I agree with David's comments. In that theme I have removed scipy.stsci from scipy. Users get it directly from us at STScI via STSCI_PYTHON. It doesn't have any documentation in the doc system. It isn't by default in the scipy namespace. And as a recent bug report indicates they can't import it anyway. That should clean some code up. If someday a generic image processing library is added to scipy we can consider incorporating our modules back into scipy. Until that time I would rather remove the redundancy. It also help scipy's maintainability and frees me from having to worry about a fork in the code developing.
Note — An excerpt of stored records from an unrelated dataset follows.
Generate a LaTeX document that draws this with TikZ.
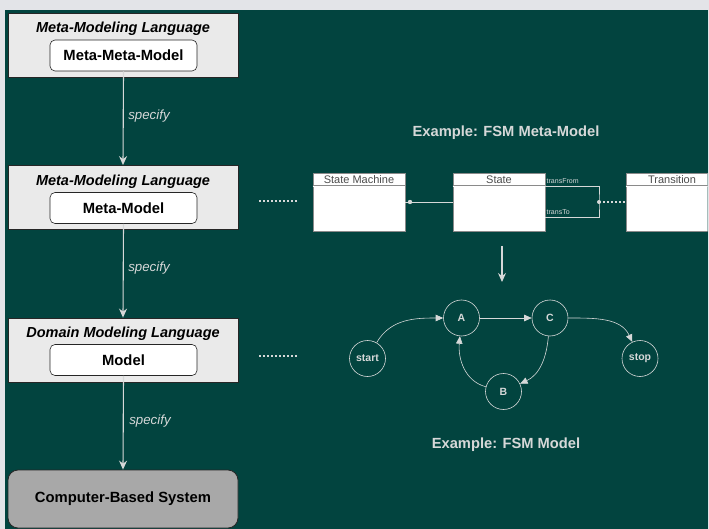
\documentclass[tikz,border=0pt]{standalone}
\usepackage{fontspec}
\setmainfont{Liberation Sans}
\usetikzlibrary{arrows.meta}
\definecolor{teal0}{HTML}{02443F}
\definecolor{band}{HTML}{E3E4E8}
\definecolor{boxfill}{HTML}{EAEAEA}
\definecolor{sysfill}{HTML}{A8A8A8}
\definecolor{lineg}{HTML}{D6D8D8}
\definecolor{umlg}{HTML}{8A8A8A}
\tikzset{
  outerbox/.style={draw=black!85, line width=0.8pt, fill=boxfill, minimum width=230pt, minimum height=64pt, inner sep=0pt},
  innerbox/.style={draw=black!85, line width=0.6pt, fill=white, rounded corners=5pt, minimum width=147pt, minimum height=31pt, inner sep=0pt, font=\fontsize{14.8}{16}\selectfont\bfseries},
  boxtitle/.style={font=\fontsize{14.5}{16}\selectfont\bfseries\itshape, inner sep=0pt},
  spec/.style={font=\fontsize{13.3}{15}\selectfont\itshape, text=lineg, inner sep=0pt},
  flow/.style={draw=lineg, line width=1.1pt, -{Stealth[length=9pt,width=8pt,inset=3pt]}},
  umlbox/.style={draw=umlg, line width=0.6pt, fill=white, minimum width=92pt, minimum height=58pt, inner sep=0pt},
  umltitle/.style={font=\fontsize{11}{12}\selectfont, text=black!70, inner sep=0pt},
  role/.style={font=\fontsize{7}{8}\selectfont, text=lineg, inner sep=0pt, anchor=west},
  state/.style={circle, draw=lineg, line width=0.6pt, minimum size=36pt, inner sep=0pt, text=lineg, font=\fontsize{10.5}{12}\selectfont\bfseries},
  fsm/.style={draw=lineg, line width=0.6pt, -{Triangle[length=7.5pt,width=6.5pt]}},
  example/.style={font=\fontsize{14.7}{16}\selectfont\bfseries, text=lineg, inner sep=0pt},
  dots/.style={draw=lineg, line width=2pt, dash pattern=on 2pt off 2pt}
}
\begin{document}
\begin{tikzpicture}[x=1pt,y=1pt]
\useasboundingbox (0,0) rectangle (709,-529);
\fill[band] (0,0) rectangle (709,-529);
\fill[teal0] (5,-10) rectangle (707.5,-529);

% left column
\node[outerbox] (L1) at (123,-45) {};
\node[boxtitle] (T1) at (123,-29) {Meta-Modeling Language};
\node[innerbox] (M1) at (123.5,-55.5) {Meta-Meta-Model};

\node[outerbox] (L2) at (123,-197.5) {};
\node[boxtitle] (T2) at (123,-181.5) {Meta-Modeling Language};
\node[innerbox] (M2) at (123.5,-208) {Meta-Model};

\node[outerbox] (L3) at (123,-350) {};
\node[boxtitle] (T3) at (123,-334) {Domain Modeling Language};
\node[innerbox] (M3) at (123.5,-360) {Model};

\node[draw=black!85, line width=0.8pt, fill=sysfill, rounded corners=10pt, minimum width=230pt, minimum height=58pt, inner sep=0pt, font=\fontsize{14.8}{16}\selectfont\bfseries] (S) at (123,-499) {Computer-Based System};

\draw[flow] (M1.south) -- (L2.north);
\draw[flow] (M2.south) -- (L3.north);
\draw[flow] (M3.south) -- (S.north);
\node[spec] (sp1) at (149,-116) {specify};
\node[spec] (sp2) at (149,-268) {specify};
\node[spec] (sp3) at (150,-421) {specify};

% dotted leaders
\coordinate (d1a) at (259,-201.5);
\coordinate (d1b) at (297,-201.5);
\coordinate (d2a) at (259,-356);
\coordinate (d2b) at (297,-356);
\draw[dots] (d1a) -- (d1b);
\draw[dots] (d2a) -- (d2b);

% meta-model example
\node[example] (E1) at (506,-133) {Example: FSM Meta-Model};

\node[umlbox] (SM) at (359,-202) {};
\node[umlbox] (ST) at (499,-202) {};
\begin{scope}
\clip (600,-150) rectangle (707.5,-260);
\node[umlbox] (TR) at (672,-202) {};
\draw[umlg, line width=0.5pt, double=white, double distance=0.8pt] (TR.west |- 0,-186) -- (TR.east |- 0,-186);
\node[umltitle] (TRt) at (672,-180) {Transition};
\end{scope}
\draw[umlg, line width=0.5pt, double=white, double distance=0.8pt] (SM.west |- 0,-186) -- (SM.east |- 0,-186);
\draw[umlg, line width=0.5pt, double=white, double distance=0.8pt] (ST.west |- 0,-186) -- (ST.east |- 0,-186);
\node[umltitle] (SMt) at (359,-180) {State Machine};
\node[umltitle] (STt) at (499,-180) {State};

\coordinate (agg) at (410,-202);
\draw[lineg, line width=0.6pt] (SM.east |- agg) -- (ST.west |- agg);
\fill[lineg] (agg) circle (2.2pt);

\coordinate (tf) at (ST.east |- 0,-186.5);
\coordinate (tt) at (ST.east |- 0,-217);
\coordinate (jn) at (599,-202);
\draw[lineg, line width=0.6pt] (tf) -| (jn) |- (tt);
\fill[lineg] (jn) circle (2pt);
\draw[lineg, line width=1.2pt, dash pattern=on 1.5pt off 2.5pt] (jn) -- (TR.west |- jn);
\node[role] (rtf) at (546.5,-181) {transFrom};
\node[role] (rtt) at (546.5,-212) {transTo};

% down arrow
\coordinate (da) at (502,-246);
\coordinate (db) at (502,-282);
\draw[draw=lineg, line width=1.1pt, -{Stealth[length=9pt,width=8pt,inset=3pt]}] (da) -- (db);

% FSM model
\node[state] (start) at (367.5,-358.5) {start};
\node[state] (A) at (461.5,-318) {A};
\node[state] (C) at (550,-318) {C};
\node[state] (stop) at (640,-358.5) {stop};
\node[state] (B) at (503.5,-391.5) {B};
\draw[fsm] (start) to[out=60,in=180] (A);
\draw[fsm] (A) -- (C);
\draw[fsm] (C) to[out=0,in=115] (stop);
\draw[fsm] (C) to[out=-95,in=25] (B);
\draw[fsm] (B) to[out=165,in=-95] (A);

\node[example] (E2) at (506,-445) {Example: FSM Model};
\end{tikzpicture}
\end{document}
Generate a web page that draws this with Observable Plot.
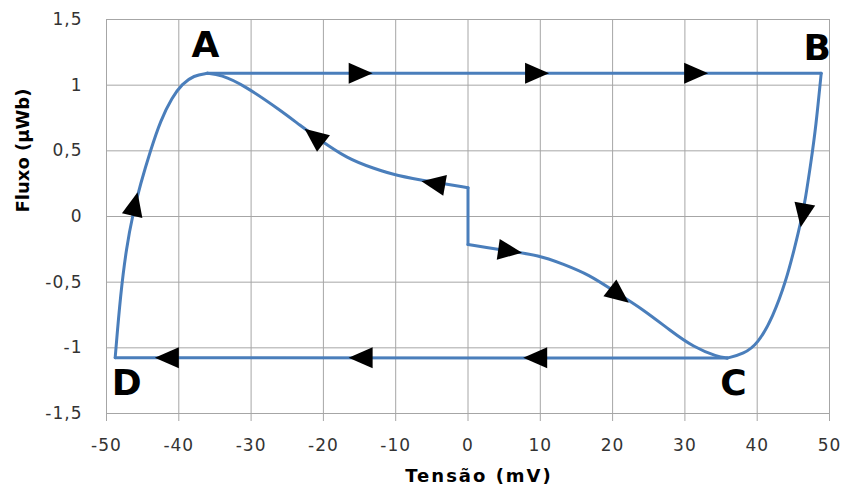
<!DOCTYPE html>
<html>
<head>
<meta charset="utf-8">
<script src="https://cdn.jsdelivr.net/npm/d3@7"></script>
<script src="https://cdn.jsdelivr.net/npm/@observablehq/plot@0.6"></script>
<style>
  body { margin: 0; background: #fff; }
  #chart g[aria-label="x-axis tick label"] text,
  #chart g[aria-label="y-axis tick label"] text { letter-spacing: 1px; }
</style>
</head>
<body>
<div id="chart"></div>
<script>
// Axis ticks
const xTicks = [-50, -40, -30, -20, -10, 0, 10, 20, 30, 40, 50];
const yTicks = [-1.5, -1, -0.5, 0, 0.5, 1, 1.5];

// Hysteresis loop, one array of [tensão mV, fluxo µWb] per branch
const leftBranch = [[-48.8, -1.075], [-48.06, -0.589], [-47.23, -0.234], [-46.4, 0.008], [-45.3, 0.249],
  [-43.91, 0.503], [-42.53, 0.731], [-40.91, 0.909], [-39.53, 1.01], [-37.93, 1.074], [-36.07, 1.09]];
const topBranch = [[-36.07, 1.09], [48.85, 1.09]];
const rightBranch = [[48.85, 1.09], [48.11, 0.68], [47.47, 0.426], [46.64, 0.122], [46.08, -0.03],
  [45.2, -0.234], [44.01, -0.487], [42.16, -0.767], [40.08, -0.97], [38.15, -1.046], [35.85, -1.078]];
const bottomBranch = [[35.85, -1.078], [-48.8, -1.075]];
const upperBranch = [[-36.07, 1.09], [-34.2, 1.08], [-31.0, 1.0], [-25.9, 0.807], [-23.2, 0.693],
  [-20.9, 0.6], [-16.7, 0.44], [-13.0, 0.366], [-10.0, 0.312], [-4.7, 0.261], [0, 0.219]];
const stepBranch = [[0, 0.219], [0, -0.213]];
const lowerBranch = [[0, -0.213], [4.0, -0.25], [10.0, -0.295], [13.0, -0.36], [16.7, -0.44],
  [20.5, -0.58], [24.3, -0.71], [28.0, -0.87], [31.2, -0.995], [34.5, -1.068], [35.85, -1.078]];

// Direction arrows: position and heading (degrees clockwise from up)
const arrowX = [-15.4, 9.0, 31.0, 46.4, 9.85, -14.3, -41.1, -46.2, -20.86, -4.26, 5.28, 20.5];
const arrowY = [1.09, 1.09, 1.09, 0.038, -1.075, -1.075, -1.075, 0.066, 0.594, 0.248, -0.259, -0.581];
const arrowHeading = [90, 90, 90, 190, -90, -90, -90, 13, -52, -80, 98, 128];

// Corner labels
const cornerNames = ["A", "B", "C", "D"];
const cornerX = [-36.3, 48.3, 36.7, -47.2];
const cornerY = [1.30, 1.283, -1.274, -1.274];

// outer loop D → A → B → C → D, and the inner S-curve through the origin
const branches = {
  left: leftBranch, top: topBranch, right: rightBranch, bottom: bottomBranch,
  upper: upperBranch, step: stepBranch, lower: lowerBranch
};
const path = Object.entries(branches).flatMap(([branch, pts]) =>
  pts.map(([x, y]) => ({branch, x, y})));
const arrows = arrowX.map((x, i) => ({x, y: arrowY[i], heading: arrowHeading[i]}));
const corners = cornerNames.map((name, i) => ({name, x: cornerX[i], y: cornerY[i]}));

// Narrow arrowhead pointing up; rotated per datum
const arrowHead = {
  draw(context, size) {
    const r = Math.sqrt(size / Math.PI);
    context.moveTo(0, -1.6 * r);
    context.lineTo(1.05 * r, 0.8 * r);
    context.lineTo(-1.05 * r, 0.8 * r);
    context.closePath();
  }
};

const comma = d => String(d).replace(".", ",");
const gridColor = "#a6a6a6";

const chart = Plot.plot({
  width: 846,
  height: 496,
  marginLeft: 106,
  marginRight: 17,
  marginTop: 19,
  marginBottom: 83,
  style: {fontFamily: "DejaVu Sans", fontSize: "17px", color: "#333", background: "#fff"},
  x: {domain: [-50, 50]},
  y: {domain: [-1.5, 1.5]},
  marks: [
    Plot.gridX(xTicks, {stroke: gridColor, strokeOpacity: 1}),
    Plot.gridY(yTicks, {stroke: gridColor, strokeOpacity: 1}),
    Plot.axisX(xTicks, {tickSize: 8, tickPadding: 17, stroke: gridColor, fill: "#333", label: null, tickFormat: comma}),
    Plot.axisY(yTicks, {tickSize: 0, tickPadding: 24, fill: "#333", label: null, tickFormat: comma}),
    Plot.line(path, {x: "x", y: "y", z: "branch", curve: "basis", stroke: "#4a7ebb", strokeWidth: 3}),
    Plot.dot(arrows, {x: "x", y: "y", rotate: "heading", symbol: arrowHead, r: 10, fill: "black", stroke: "none"}),
    Plot.text(corners, {x: "x", y: "y", text: "name", fontSize: 36, fontWeight: "bold", fill: "black", fontFamily: "DejaVu Sans"}),
    Plot.text(["Tensão (mV)"], {frameAnchor: "bottom", dx: 11, dy: 68, fontSize: 18, fontWeight: "bold", fill: "black"}),
    Plot.text(["Fluxo (µWb)"], {frameAnchor: "left", dx: -83, dy: -4, rotate: -90, fontSize: 18, fontWeight: "bold", fill: "black"})
  ]
});

chart.querySelectorAll("text").forEach(t => {
  if (t.textContent === "Tensão (mV)") t.setAttribute("letter-spacing", "2");
});

document.getElementById("chart").appendChild(chart);
</script>
</body>
</html>
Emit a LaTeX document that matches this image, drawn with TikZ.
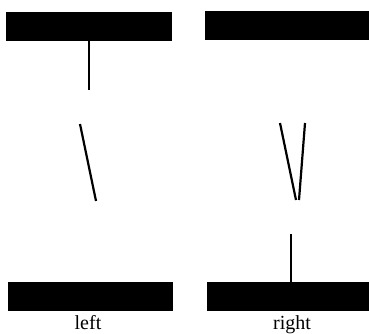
\documentclass[tikz,border=0pt]{standalone}
\usepackage{fontspec}
\setmainfont{Liberation Serif}
\begin{document}
\begin{tikzpicture}[x=1pt,y=-1pt,
  bar/.style={fill=black},
  stick/.style={line width=2.2pt,line cap=butt},
  lbl/.style={font=\fontsize{20}{22}\selectfont,anchor=base,inner sep=0pt}]
\useasboundingbox (0,0) rectangle (369,334);
% top bars
\fill[bar] (6,12) rectangle (172,41);
\fill[bar] (205,11) rectangle (369,40);
% bottom bars
\fill[bar] (8,282) rectangle (173,311);
\fill[bar] (207,282) rectangle (369,311);
% left sticks
\coordinate (la) at (89,41);
\coordinate (lb) at (89,90);
\draw[stick] (la) -- (lb);
\coordinate (lc) at (80,124);
\coordinate (ld) at (96,201);
\draw[stick] (lc) -- (ld);
% right sticks
\coordinate (ra) at (280,123);
\coordinate (rb) at (296,200);
\draw[stick] (ra) -- (rb);
\coordinate (rc) at (305,123);
\coordinate (rd) at (299,200);
\draw[stick] (rc) -- (rd);
\coordinate (re) at (291,234);
\coordinate (rf) at (291,282);
\draw[stick] (re) -- (rf);
% labels
\node[lbl] (left) at (88,329) {left};
\node[lbl] (right) at (292,329) {right};
\end{tikzpicture}
\end{document}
Cheers, Chris -- Christopher Hanley Senior Systems Software Engineer Space Telescope Science Institute 3700 San Martin Drive Baltimore MD, 21218 (410) 338-4338 On Aug 20, 2009, at 3:04 PM, David Cournapeau wrote:
On Thu, Aug 20, 2009 at 10:32 AM, Christopher Hanley<chanley@stsci.edu> wrote:
I agree those are not strong reasons without more backing. What worries me the most, in both numpy and scipy, is code that nobody knows about, without any test or documentation. When it breaks, we can't fix it. That's unsustainable in the long term, because it takes a lot of time that people could spend somewhere else more useful. Especially when you have C code which does not work on some platforms, with new version of python (python 3k port, for example).
I much prefer removing code to having code that barely works and cannot be maintained. Old code that people are ready to maintain, I have nothing against.